Yeah. Well, I mean, in terms of the analysis is quite helpful. So having half your group in one category achieving best practice is quite useful for the distributions. But yeah, I mean, it's in a way it's disappointing that only, you know, just over half of the patients who achieve all of these quality indicators, or we are achieving [00:28:00] those quality indicators on their behalf, but I wasn't too surprised. And the key thing here is the, and maybe an implication for future practice is that you need to change these indicators. You need to tailor them to what really matters to patients. So now we know that so many indicators, for instance having a protocol for admission, everyone achieves that. So that's no longer discriminator. It doesn't help you anymore if everyone's doing it. I was going to say it wasn't useful at the beginning, but now you change it and you improve those. You've got to continually assess these quality indicators and perhaps more importantly what i s a sensible and useful quality that indicates and improves quality of life in the UK. It may be very different in other parts of the world. So in middle-income countries, the processes of delivery are very different. So having a target of less than 36 hours to surgery in the context of the UK makes a lot of sense from admission. But if, in a low middle income country, you've got a seven day delay before you get to hospital, the 36 hours after you arrive doesn't make a huge amount of [00:29:00] sense in that context. You've got to tailor your quality standards to your health care system  is perhaps you're the big message for all the people around the world who are listening to this podcast and reading the paper.

Yeah, no, absolutely. I think that was something I took from the paper is that actually this data can be useful, like you say, these indicators can be dynamic and they can continuously evolve. And like you say, drop some off if they just become standard almost. Everybody's doing it so it doesn't really matter. And then adding others in that we think can really make an impact.

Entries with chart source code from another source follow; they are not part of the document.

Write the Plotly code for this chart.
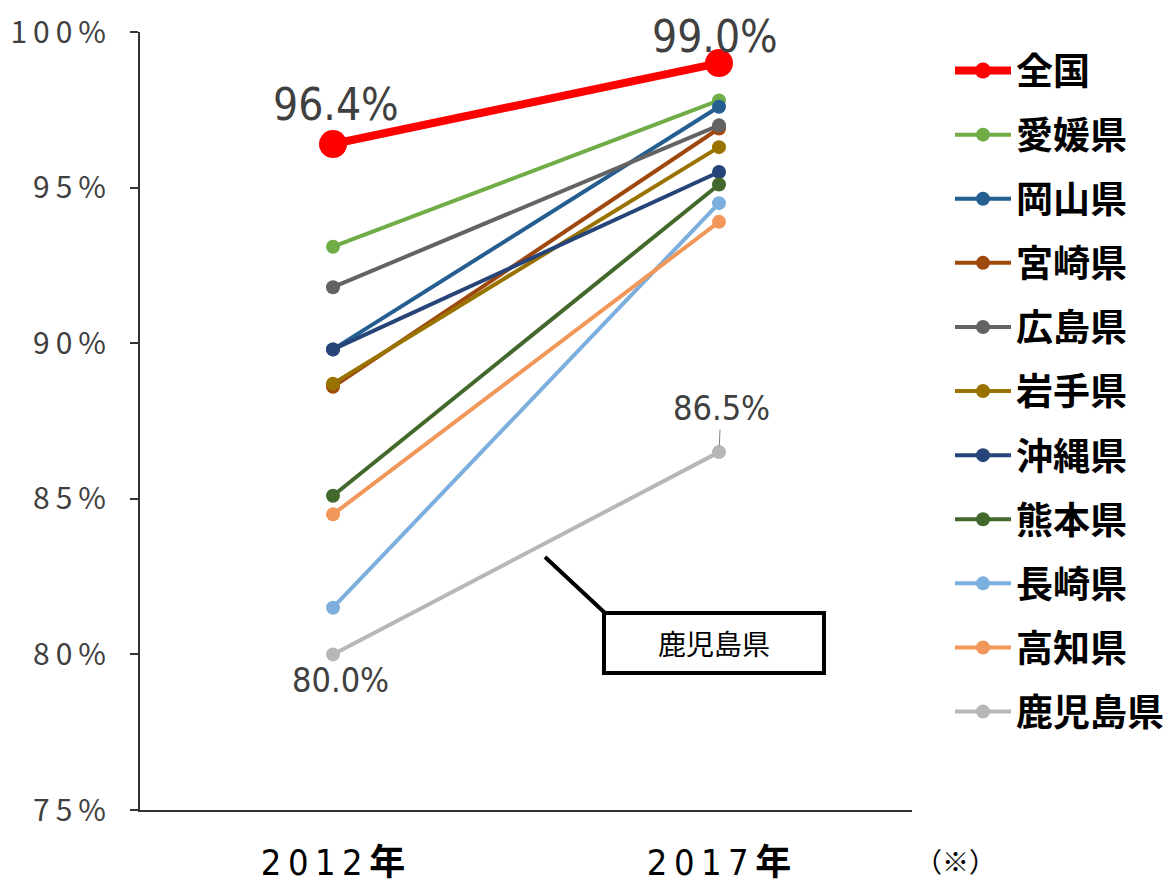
import plotly.graph_objects as go

years = ["2012年", "2017年"]
series_names = ["全国", "愛媛県", "岡山県", "宮崎県", "広島県", "岩手県",
                "沖縄県", "熊本県", "長崎県", "高知県", "鹿児島県"]
values_2012 = [96.4, 93.1, 89.8, 88.6, 91.8, 88.7, 89.8, 85.1, 81.5, 84.5, 80.0]
values_2017 = [99.0, 97.8, 97.6, 96.9, 97.0, 96.3, 95.5, 95.1, 94.5, 93.9, 86.5]
colors = ["#FF0000", "#70AD47", "#255E91", "#9E480E", "#636363", "#997300",
          "#264478", "#43682B", "#7CAFDD", "#F1975A", "#B7B7B7"]
y_ticks = [75, 80, 85, 90, 95, 100]

THIN = "\u2009"
xpos = [0, 1]
fig = go.Figure()

# draw prefectures first, national average last (on top)
order = list(range(1, len(series_names))) + [0]
for i in order:
    nat = i == 0
    fig.add_trace(go.Scatter(
        x=xpos, y=[values_2012[i], values_2017[i]],
        mode="lines+markers", name=series_names[i],
        legendrank=i + 1, legendgroup=series_names[i],
        line=dict(color=colors[i], width=8 if nat else 4),
        marker=dict(color=colors[i], size=28 if nat else 14),
        showlegend=True,
    ))


def spaced(s):
    return THIN.join(s)


lab_font = dict(family="DejaVu Sans Condensed, Noto Sans CJK JP", color="#404040")
# data labels
fig.add_annotation(x=0, y=values_2012[0], text=f"{values_2012[0]:.1f}%",
                   showarrow=False, yshift=40, xshift=3,
                   font=dict(size=44, **lab_font))
fig.add_annotation(x=1, y=values_2017[0], text=f"{values_2017[0]:.1f}%",
                   showarrow=False, yshift=27, xshift=-4,
                   font=dict(size=44, **lab_font))
fig.add_annotation(x=1, y=values_2017[-1], text=f"{values_2017[-1]:.1f}%",
                   showarrow=True, arrowhead=0, arrowwidth=1, arrowcolor="#808080",
                   ax=2, ay=-44, standoff=6,
                   font=dict(size=34, **lab_font))
fig.add_annotation(x=0, y=values_2012[-1], text=f"{values_2012[-1]:.1f}%",
                   showarrow=False, yshift=-26, xshift=7,
                   font=dict(size=34, **lab_font))

# callout box
fig.add_shape(type="line", xref="paper", yref="paper",
              x0=(545 - 140) / 772, y0=(810 - 557) / 778,
              x1=(605 - 140) / 772, y1=(810 - 613) / 778,
              line=dict(color="black", width=4))
fig.add_annotation(xref="paper", yref="paper",
                   x=(714 - 140) / 772, y=(810 - 643) / 778,
                   xanchor="center", yanchor="middle",
                   text="鹿児島県", showarrow=False,
                   width=212, height=52, borderpad=2,
                   bordercolor="black", borderwidth=4, bgcolor="white",
                   font=dict(family="Noto Sans CJK JP", size=28, color="black"))

fig.add_annotation(xref="paper", yref="paper",
                   x=(955 - 140) / 772, y=(810 - 860) / 778,
                   xanchor="center", yanchor="middle",
                   text="（※）", showarrow=False,
                   font=dict(family="Noto Sans CJK JP", size=27, color="black"))

fig.update_layout(
    width=1169, height=884,
    margin=dict(l=140, r=257, t=32, b=74, autoexpand=False),
    plot_bgcolor="white", paper_bgcolor="white",
    showlegend=True,
    legend=dict(xref="container", yref="container",
                x=950 / 1169, xanchor="left", y=1 - 40 / 884, yanchor="top",
                maxheight=860,
                font=dict(family="Noto Sans CJK JP", size=37, color="black", weight="bold"),
                tracegroupgap=13, itemwidth=56, bgcolor="rgba(0,0,0,0)"),
)
fig.update_xaxes(
    range=[-0.5, 1.5], tickvals=xpos,
    ticktext=[spaced(y[:-1]) + THIN + "<b>" + y[-1] + "</b>" for y in years],
    tickfont=dict(family="DejaVu Sans Condensed, Noto Sans CJK JP", size=36, color="black"),
    showgrid=False, zeroline=False, showline=True, linecolor="#333333", linewidth=2,
    ticks="", ticklabelstandoff=20, automargin=False,
)
fig.update_yaxes(
    range=[75, 100], tickvals=y_ticks, ticktext=[spaced(f"{t}%") for t in y_ticks],
    tickfont=dict(family="Noto Sans CJK JP", size=30, color="#404040"),
    showgrid=False, zeroline=False, showline=True, linecolor="#333333", linewidth=2,
    ticks="outside", ticklen=8, tickcolor="#333333", tickwidth=1.5, ticklabelstandoff=18,
    automargin=False,
)

fig.write_html("out.html")
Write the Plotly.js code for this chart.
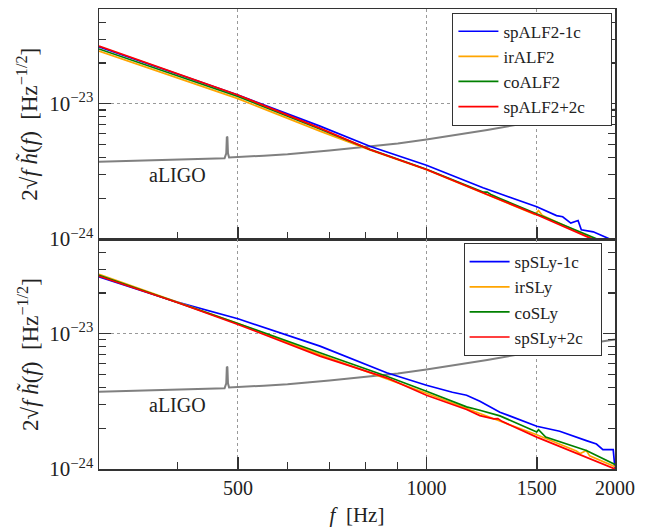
<!DOCTYPE html>
<html><head><meta charset="utf-8">
<script src="https://cdn.plot.ly/plotly-3.0.1.min.js"></script>
<style>html,body{margin:0;padding:0;background:#fff}</style>
</head><body><div id="chart" style="width:646px;height:527px"></div>
<script>
// aLIGO noise curve (shared by both panels)
const aligoF = [300, 350, 400, 450, 476, 479, 480, 481, 482, 484, 550, 600, 700, 800, 900, 1000, 1250, 1500, 1750, 2000];
const aligoH = [3.72e-24, 3.78e-24, 3.84e-24, 3.91e-24, 3.95e-24, 4.3e-24, 5.7e-24, 5.65e-24, 4.3e-24, 4.0e-24, 4.13e-24, 4.23e-24, 4.51e-24, 4.79e-24, 5.08e-24, 5.44e-24, 6.40e-24, 7.43e-24, 8.30e-24, 9.08e-24];

// Top panel: ALF2
const spALF2m1cF = [300, 500, 676, 812, 1000, 1231, 1310, 1500, 1613, 1650, 1700, 1746, 1767, 1846, 1962, 2000];
const spALF2m1cH = [2.63e-23, 1.16e-23, 6.83e-24, 4.85e-24, 3.51e-24, 2.39e-24, 2.16e-24, 1.73e-24, 1.49e-24, 1.46e-24, 1.31e-24, 1.37e-24, 1.17e-24, 1.13e-24, 1.0e-24, 0.95e-24];
const irALF2F = [300, 500, 676, 812, 1000, 1300, 1490, 1510, 1530, 1822, 2000];
const irALF2H = [2.45e-23, 1.09e-23, 6.27e-24, 4.55e-24, 3.25e-24, 1.98e-24, 1.52e-24, 1.62e-24, 1.50e-24, 1.03e-24, 0.87e-24];
const coALF2F = [300, 500, 676, 812, 1000, 1231, 1250, 1270, 1310, 1500, 1822, 2000];
const coALF2H = [2.54e-23, 1.13e-23, 6.5e-24, 4.6e-24, 3.28e-24, 2.22e-24, 2.22e-24, 2.12e-24, 1.99e-24, 1.53e-24, 1.05e-24, 0.88e-24];
const spALF2p2cF = [300, 500, 676, 812, 1000, 1231, 1310, 1500, 1822, 2000];
const spALF2p2cH = [2.67e-23, 1.16e-23, 6.6e-24, 4.59e-24, 3.26e-24, 2.19e-24, 1.96e-24, 1.51e-24, 1.02e-24, 0.86e-24];

// Bottom panel: SLy
const spSLym1cF = [300, 400, 500, 676, 864, 1000, 1100, 1159, 1217, 1310, 1500, 1632, 1800, 1868, 1913, 1987, 2000];
const spSLym1cH = [2.63e-23, 1.71e-23, 1.29e-23, 8.09e-24, 5.14e-24, 4.16e-24, 3.69e-24, 3.51e-24, 3.17e-24, 2.63e-24, 2.07e-24, 1.90e-24, 1.62e-24, 1.53e-24, 1.39e-24, 1.39e-24, 1.0e-24];
const irSLyF = [300, 400, 500, 676, 1000, 1217, 1500, 1735, 1760, 1800, 1822, 2000];
const irSLyH = [2.75e-23, 1.72e-23, 1.19e-23, 7.0e-24, 3.63e-24, 2.57e-24, 1.79e-24, 1.36e-24, 1.30e-24, 1.37e-24, 1.25e-24, 1.04e-24];
const coSLyF = [300, 400, 500, 676, 864, 1000, 1159, 1217, 1310, 1500, 1510, 1550, 1800, 2000];
const coSLyH = [2.70e-23, 1.71e-23, 1.19e-23, 7.23e-24, 4.85e-24, 3.76e-24, 2.88e-24, 2.72e-24, 2.47e-24, 1.88e-24, 1.95e-24, 1.72e-24, 1.37e-24, 1.08e-24];
const spSLyp2cF = [300, 400, 500, 676, 864, 1000, 1159, 1217, 1280, 1300, 1320, 1500, 2000];
const spSLyp2cH = [2.66e-23, 1.70e-23, 1.17e-23, 6.83e-24, 4.72e-24, 3.51e-24, 2.75e-24, 2.48e-24, 2.35e-24, 2.36e-24, 2.25e-24, 1.72e-24, 1.0e-24];

const xTickVals = [500, 1000, 1500, 2000];
const xTickText = ['500', '1000', '1500', '2000'];
const xMinorVals = [400, 600, 700, 800, 900];
const yTickVals = [1e-24, 1e-23];
const yTickText = ['10<sup>−24</sup>', '10<sup>−23</sup>'];
const yMinorVals = [2e-24, 3e-24, 4e-24, 5e-24, 6e-24, 7e-24, 8e-24, 9e-24, 2e-23, 3e-23, 4e-23, 5e-23];
const yTitleText = '2√<i>f</i> <i>h̃</i>(<i>f</i>)  [Hz<sup>−1/2</sup>]';

const FONT = 'Liberation Serif, Times New Roman, serif';
const FS = 20;
const TXT = '#222';
const NB = '\u00a0\u00a0\u00a0\u00a0\u00a0';
const NB2 = '\u00a0\u00a0\u00a0';
const C = {blue: '#0000ff', orange: '#ffa500', green: '#008000', red: '#ff0000', gray: '#808080'};

function line(x, y, name, color, xa, ya, leg, w) {
  return {x: x, y: y, name: name, type: 'scatter', mode: 'lines',
    line: {color: color, width: w || 1.7}, xaxis: xa, yaxis: ya,
    legend: leg, showlegend: !!name, hoverinfo: 'skip'};
}

const traces = [
  line(aligoF, aligoH, '', C.gray, 'x', 'y', 'legend', 2),
  line(spALF2m1cF, spALF2m1cH, 'spALF2-1c' + NB, C.blue, 'x', 'y', 'legend'),
  line(irALF2F, irALF2H, 'irALF2', C.orange, 'x', 'y', 'legend'),
  line(coALF2F, coALF2H, 'coALF2', C.green, 'x', 'y', 'legend'),
  line(spALF2p2cF, spALF2p2cH, 'spALF2+2c' + NB, C.red, 'x', 'y', 'legend'),
  line(aligoF, aligoH, '', C.gray, 'x2', 'y2', 'legend2', 2),
  line(spSLym1cF, spSLym1cH, 'spSLy-1c' + NB2, C.blue, 'x2', 'y2', 'legend2'),
  line(irSLyF, irSLyH, 'irSLy', C.orange, 'x2', 'y2', 'legend2'),
  line(coSLyF, coSLyH, 'coSLy', C.green, 'x2', 'y2', 'legend2'),
  line(spSLyp2cF, spSLyp2cH, 'spSLy+2c' + NB2, C.red, 'x2', 'y2', 'legend2')
];
traces[0].showlegend = false; traces[5].showlegend = false;

const axisCommon = {
  type: 'log', showline: true, linecolor: '#333', linewidth: 1.5,
  ticks: 'inside', ticklen: 12, tickwidth: 1.5, tickcolor: '#333',
  showgrid: true, gridcolor: '#999', griddash: 'dot', gridwidth: 1,
  zeroline: false, tickfont: {family: FONT, size: FS, color: TXT}
};
function xax(anchor, labels) {
  return Object.assign({}, axisCommon, {
    anchor: anchor, range: [Math.log10(300), Math.log10(2000)],
    tickmode: 'array', tickvals: xTickVals, ticktext: xTickText,
    showticklabels: labels, mirror: true,
    minor: {tickmode: 'array', tickvals: xMinorVals, ticks: 'inside', ticklen: 7, tickwidth: 1.2, tickcolor: '#333', showgrid: false}
  });
}
function yax(domain, anchor) {
  return Object.assign({}, axisCommon, {
    domain: domain, anchor: anchor, range: [-24, -22.3], mirror: 'ticks',
    tickmode: 'array', tickvals: yTickVals, ticktext: yTickText,
    tickfont: {family: FONT, size: 21, color: TXT},
    minor: {tickmode: 'array', tickvals: yMinorVals, ticks: 'inside', ticklen: 7, tickwidth: 1.2, tickcolor: '#333', showgrid: false}
  });
}

const legendCommon = {
  bgcolor: '#fff', bordercolor: '#333', borderwidth: 1,
  font: {family: FONT, size: 17, color: TXT}, xanchor: 'right', yanchor: 'top',
  tracegroupgap: 0, itemwidth: 40
};

const layout = {
  width: 646, height: 527,
  margin: {l: 99, r: 31, t: 9, b: 58},
  paper_bgcolor: '#fff', plot_bgcolor: '#fff',
  font: {family: FONT, size: FS, color: TXT},
  xaxis: xax('y', false),
  xaxis2: Object.assign(xax('y2', true), {
    matches: 'x',
    title: {text: '<i>f</i>  [Hz]', font: {family: FONT, size: 21, color: TXT}, standoff: 12}
  }),
  yaxis: yax([0.5, 1], 'x'),
  yaxis2: yax([0, 0.5], 'x2'),
  legend: Object.assign({x: 0.995, y: 0.992}, legendCommon),
  legend2: Object.assign({x: 0.974, y: 0.491}, legendCommon),
  annotations: [
    {text: 'aLIGO', xref: 'x', yref: 'y', x: Math.log10(400), y: -23.524, showarrow: false, font: {family: FONT, size: FS, color: TXT}},
    {text: 'aLIGO', xref: 'x2', yref: 'y2', x: Math.log10(400), y: -23.524, showarrow: false, font: {family: FONT, size: FS, color: TXT}},
    {text: yTitleText, xref: 'paper', yref: 'paper', x: -0.1376, y: 0.7507, xanchor: 'center', yanchor: 'middle', textangle: -90, showarrow: false, font: {family: FONT, size: 23, color: TXT}},
    {text: yTitleText, xref: 'paper', yref: 'paper', x: -0.1376, y: 0.25, xanchor: 'center', yanchor: 'middle', textangle: -90, showarrow: false, font: {family: FONT, size: 23, color: TXT}}
  ]
};

Plotly.newPlot('chart', traces, layout, {displayModeBar: false, staticPlot: true});
</script></body></html>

Xavier, if I just come back to you maybe to finish off, I mean, one of the things you do mention in the study and the discussion, which I think is really interesting because obviously this is about, you know, it's almost pay-related best practice tariff, but what do we know about the cost-effectiveness of these indicators? Is there any work out there and is that an area for future research do you think? 

So, unfortunately our study, wasn't really able to address that and so we have been quite up front about that in the limitations. We would have liked to have done that of [00:30:00] course . Cost-effectiveness is a big part of how we plan our NHS service delivery, globally and in the UK.

Why didn't we do it? Well, because it's actually quite complicated. So we've got  an outcome for the patient. We've got the EQ-5D in the utility, and we'd like to know how much this costs for those patients. But the issue is that as everyone knows , the service is built for all the patients and having an ortho geriatrician or having a joint protocol and all the work there was wrapped around that and the costs for providing it are not really administered on an individual patient basis. They are administered at the service level. And so it's a hugely important question, and I think it's a valuable thing to tackle next. But it was really outside the scope of what we were able to do here within the WHiTE cohort.

Sure. No, absolutely. Well guys, that's all we have time for actually, but thank you so much for both of you taking the time to join us and congratulations on a really interesting and [00:31:00] excellent study. And obviously the WHiTE studies as a whole. It was great to have you both with us. 

Thanks, Andrew.

And to our listeners, we do hope you've enjoyed joining us. And we encourage you to share your thoughts and comments through social media and a like. Feel free to tweet a post about anything we've discussed here today. And thanks again for joining us. Take care of everyone.